N.J. has the 7th highest rents in the nation, report says. Here’s what a typical apartment costs.

Published July 28, 2022
By Camille Furst

A New Jersey resident would need to make more than $65,000 a year, or $31.32 an hour, to afford an average two-bedroom apartment in the state, according to a report released Thursday.

The rental market has become a “predatory sector of profit-making,” said Staci Berger, of the Housing and Community Development Network of New Jersey, a statewide nonprofit that advocates for affordable housing.

“We know that people are suffering, and they are hurting, and it’s not right,” said Berger, the association’s president and chief executive officer. “We need housing to be a human right.”

Berger’s group is a state partner of the National Low Income Housing Association, which released the new study on each state’s rental prices.

New Jersey ranked as the seventh most expensive location for U.S. renters in 2022, according to the association’s report.
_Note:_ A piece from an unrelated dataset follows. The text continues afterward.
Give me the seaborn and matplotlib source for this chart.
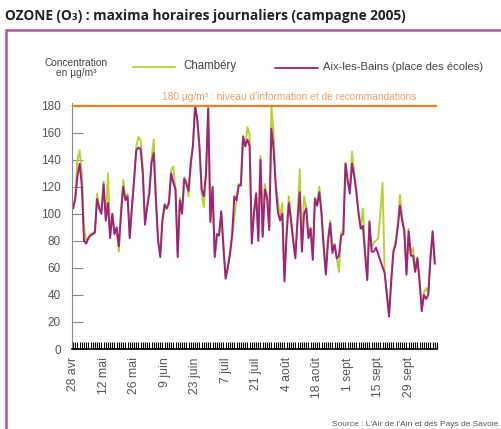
import numpy as np
import pandas as pd
import matplotlib
matplotlib.use("Agg")
import matplotlib.pyplot as plt
import seaborn as sns
from matplotlib.lines import Line2D
from matplotlib.patches import Rectangle

# ---- data (daily maxima, µg/m3), day 0 = 28 avril 2005 ----
aix = [104, 111, 128, 137, 121, 80, 78, 82, 84, 85,
       86, 111, 104, 100, 122, 95, 108, 82, 100, 85,
       90, 76, 100, 120, 110, 113, 82, 105, 125, 147,
       149, 148, 130, 92, 105, 115, 138, 145, 110, 80,
       68, 95, 107, 104, 108, 130, 123, 118, 68, 110,
       100, 126, 122, 117, 137, 150, 180, 170, 150, 118,
       113, 130, 178, 94, 120, 68, 85, 84, 102, 75,
       52, 60, 70, 85, 113, 110, 121, 121, 157, 150,
       155, 150, 78, 100, 115, 80, 140, 83, 118, 112,
       88, 163, 148, 120, 101, 95, 100, 50, 85, 108,
       95, 80, 67, 95, 116, 72, 100, 104, 82, 89,
       66, 111, 106, 116, 100, 75, 55, 80, 93, 71,
       77, 67, 69, 84, 85, 137, 125, 115, 137, 128,
       116, 100, 89, 91, 70, 51, 94, 72, 72, 75,
       np.nan, np.nan, np.nan, 56, 40, 24, 50, 72, 77, 90,
       106, 95, 87, 55, 87, 69, 69, 57, 67, 50,
       28, 40, 37, 40, 67, 87, 63]
chambery = [104, 113, 140, 147, 130, 90, 80, 82, 85, 86,
            87, 115, 104, 102, 124, 96, 130, 85, 100, 86,
            88, 72, 103, 125, 112, 115, 84, 105, 126, 150,
            157, 154, 132, 94, 107, 118, 140, 155, 112, 82,
            70, 97, 103, 104, 110, 132, 135, 118, 70, 112,
            102, 127, 124, 113, 138, 152, 180, 168, 148, 115,
            105, 128, 178, 96, 118, 70, 82, 86, 100, 77,
            54, 62, 72, 82, 97, 110, 122, 122, 158, 150,
            164, 158, 85, 102, 116, 82, 143, 85, 122, 114,
            90, 180, 160, 122, 110, 97, 108, 52, 88, 113,
            98, 82, 70, 98, 133, 75, 113, 104, 84, 90,
            70, 112, 108, 120, 102, 78, 57, 82, 95, 73,
            78, 68, 57, 86, 87, 138, 124, 118, 146, 130,
            118, 102, 90, 104, 72, 53, 95, 74, 79, 80,
            82, 100, 123, 56, 42, 26, 52, 73, 80, 92,
            114, 97, 89, 57, 89, 70, 75, 59, 68, 52,
            30, 42, 45, 42, 69, 87, 64]
tick_days = [0, 14, 28, 42, 56, 70, 84, 98, 112, 126, 140, 154]
tick_labels = ["28 avr", "12 mai", "26 mai", "9 juin", "23 juin", "7 juil",
               "21 juil", "4 août", "18 août", "1 sept", "15 sept", "29 sept"]
y_ticks = [0, 20, 40, 60, 80, 100, 120, 140, 160, 180]
threshold = 180
stations = ["Chambéry", "Aix-les-Bains (place des écoles)"]
colors = {"Chambéry": "#b6d235", "Aix-les-Bains (place des écoles)": "#a3207f"}

n = len(aix)
days = np.arange(n)
df = pd.concat([
    pd.DataFrame({"day": days, "value": chambery, "station": stations[0]}),
    pd.DataFrame({"day": days, "value": aix, "station": stations[1]}),
], ignore_index=True)

sns.set_style("white")
plt.rcParams["font.family"] = ["Liberation Sans", "DejaVu Sans"]

fig = plt.figure(figsize=(5.01, 4.29), dpi=100)
ax = fig.add_axes([72 / 501, 1 - 349 / 429, (437 - 72) / 501, (349 - 103) / 429])

sns.lineplot(data=df, x="day", y="value", hue="station", palette=colors,
             hue_order=stations, linewidth=1.4, ax=ax, legend=False,
             estimator=None, sort=False)

ax.axhline(threshold, color="#f07f22", lw=1.6, zorder=5)
ax.text(0.595, threshold + 2.5,
        "180 µg/m³ : niveau d'information et de recommandations",
        transform=ax.get_yaxis_transform(), ha="center", va="bottom",
        color="#f0a060", fontsize=7.3)

ax.set_xlim(-0.5, n)
ax.set_ylim(0, 182)
ax.set_yticks(y_ticks)
ax.set_xticks(tick_days)
ax.set_xticklabels(tick_labels, rotation=90, fontsize=8.8, color="#555555")
ax.set_xticks(np.arange(0, n + 1), minor=True)
ax.tick_params(axis="x", which="both", bottom=True, direction="in", length=5,
               width=0.8, color="black", pad=6)
ax.tick_params(axis="y", which="major", left=True, direction="in", length=8,
               width=0.8, color="#888888", labelsize=8.5, labelcolor="#555555", pad=8)
ax.set_xlabel("")
ax.set_ylabel("")
for s in ["top", "right"]:
    ax.spines[s].set_visible(False)
ax.spines["left"].set_color("#888888")
ax.spines["left"].set_linewidth(0.8)
ax.spines["bottom"].set_color("black")
ax.spines["bottom"].set_linewidth(1.2)

# title and frame
fig.text(5 / 501, 1 - 20 / 429, "OZONE (O₃) : maxima horaires journaliers (campagne 2005)",
         fontsize=9.8, fontweight="bold", color="#222222", va="baseline",
         family=["Open Sans", "DejaVu Sans"])
fig.patches.append(Rectangle((6 / 501, -0.05), 1.0, 1 - 30 / 429 + 0.05,
                             transform=fig.transFigure, fill=False,
                             edgecolor="#b0579f", linewidth=1.8))

# legend header
fig.text(76 / 501, 1 - 68 / 429, "Concentration\nen µg/m³", ha="center", va="center",
         fontsize=7.3, color="#444444", linespacing=1.1)
fig.lines.append(Line2D([133 / 501, 175 / 501], [1 - 67 / 429] * 2,
                        transform=fig.transFigure, color=colors[stations[0]], lw=1.3))
fig.text(183 / 501, 1 - 66 / 429, stations[0], ha="left", va="center",
         fontsize=8.3, color="#444444")
fig.lines.append(Line2D([275 / 501, 318 / 501], [1 - 68 / 429] * 2,
                        transform=fig.transFigure, color=colors[stations[1]], lw=1.3))
fig.text(323 / 501, 1 - 67 / 429, stations[1], ha="left", va="center",
         fontsize=8.1, color="#444444")

fig.text(498 / 501, 1 - 424 / 429, "Source : L'Air de l'Ain et des Pays de Savoie",
         ha="right", va="center", fontsize=6, color="#555555")

fig.savefig("out.png", dpi=100)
Only Hawaii, California, New York, Massachusetts, Washington and the District of Columbia are more expensive.

New Jersey improved slightly compared to last year, when it ranked as the sixth most expensive state for rent in the nation.

Hudson County is the most expensive area in the state to rent, the report said. A two-bedroom apartment goes for $1,972 a month on average.

Hunterdon, Middlesex and Somerset are also among the most expensive counties, with an average monthly rent of $1,851 for a two-bedroom apartment, according to the study.

The “fair market rent” for a two-bedroom apartment in New Jersey is $1,628, according to federal officials. This is down slightly from $1,662 in 2021. The U.S. Department of Housing and Urban Development calculates fair market rent rates to determine the standard payment amounts for rental assistance.

In order to afford that level of rent plus utilities — without paying more than 30% of income on housing — a New Jersey household must earn $5,428 monthly or $65,137 annually, the report said.

More needs to be done to help renters afford housing, Berger said.

The state only opened about 4,000 spots for its rental assistance program in mid-July, yet 86,000 people applied, Berger said. After the lottery, tens of thousands of renters were left without help.

“Just trying to find an apartment that you can afford in a safe area to raise your children seems almost equivalent to walking on the moon at this point ... It seems so far away,” said Tanika Moss, a shelter aide at Eva’s Village, a nonprofit organization in Paterson that cares for those struggling with hunger, homelessness and addiction.

She is facing the issue herself as she looks for a new apartment. It’s become difficult for Moss to encourage other women at the shelter to find housing when she herself wants to “just give up,” she said.

In the Garden State, there are only three counties — Bergen, Burlington and Morris — where the median income for a renter is greater than the income needed to live in a two-bedroom apartment at the fair-market rent, according to an NJ Advance Media analysis.

More than a third of residents in New Jersey are renters, the National Low Income Housing Association said. In Essex County, 56% of residents rent their homes. That number jumps to 68% in Hudson County.

The housing wage — the hourly wage a worker must earn to afford a “modest and safe rental” without spending more than 30% of their income on housing — shows how out of reach affordable housing is for many New Jerseyans, the study said. The average renter wage in New Jersey is $23.39 an hour, almost $8 less than the housing wage of $31.32 needed to comfortably afford a two-bedroom apartment.

To spend a maximum of 30% on housing is “not realistic at all” for many in the state, Moss said.

“Not that it’s not realistic, I’m sure for some places this is happening, it’s just it’s not happening here,” Moss said. “It’s not happening for me.”